5. António José Seguro - que contou sempre com um grupo parlamentar profundamente hostil - serviu enquanto nada havia a fazer senão carregar tijolo após o partido ter ficado quase reduzido a escombros nas legislativas de 2011 e não havia novas eleições no horizonte.

 

6. O calendário político potenciou o ataque ao poder interno. E agora todas as armas valem, começando pelas tentativas de assassínio de carácter vindas de alguns aliados conjunturais de outrora: esta é uma das piores características da política e explica em grande parte a péssima reputação de que gozam os partidos junto dos portugueses.

 

7. Resta Costa. Essa ala socialista de matriz lisboeta e urbana chic, muito activa nas redes sociais, mobiliza-se agora contra Seguro na esperança de que o ainda presidente da câmara de Lisboa sirva de bandeira à mirífica "unidade de esquerda" sempre perseguida e nunca alcançada desde a Revolução dos Cravos.

 

8. Mas podem desenganar-se.
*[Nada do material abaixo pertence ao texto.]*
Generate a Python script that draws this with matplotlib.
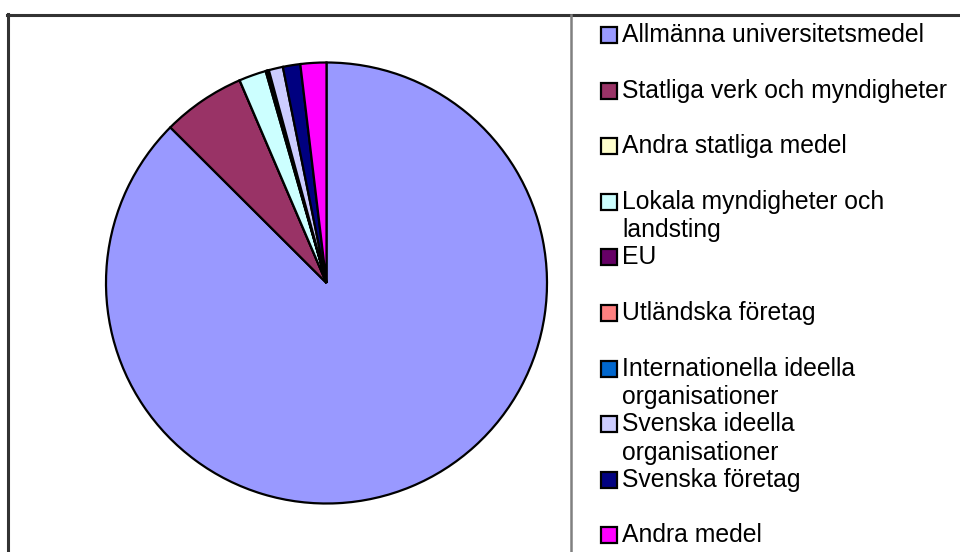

Costa jamais será o Tsipras ou o Lafontaine ou o Mélenchon desta facção. E, até por experiência muito pessoal, está vacinado desde há muito contra a tentação de formar "frentes de esquerda", que se destinariam apenas a abrir um fosso talvez irreparável entre o PS e a generalidade dos portugueses.

 

9. Ser em 2014 o que Manuel Serra esteve a um passo de conseguir em 1974, satelizando o PS às forças situadas à sua esquerda? No way. Costa jamais cometerá tão clamoroso erro. Desde logo por saber que nunca conquistará o poder sem conquistar o centro.

 

10. Neste ponto, pelo menos, Seguro e Costa convergem. E, convenhamos, o essencial é isto. O resto são jogos florais de alguns incapazes de entender a política para além da lógica de trincheira, estribada em confrontos de personalidades. Como se as ideias não importassem. Mas importam. E o que intriga no confronto em curso no PS é este mesmo: palavras a mais, ideias a menos. Tanto barulho para quê?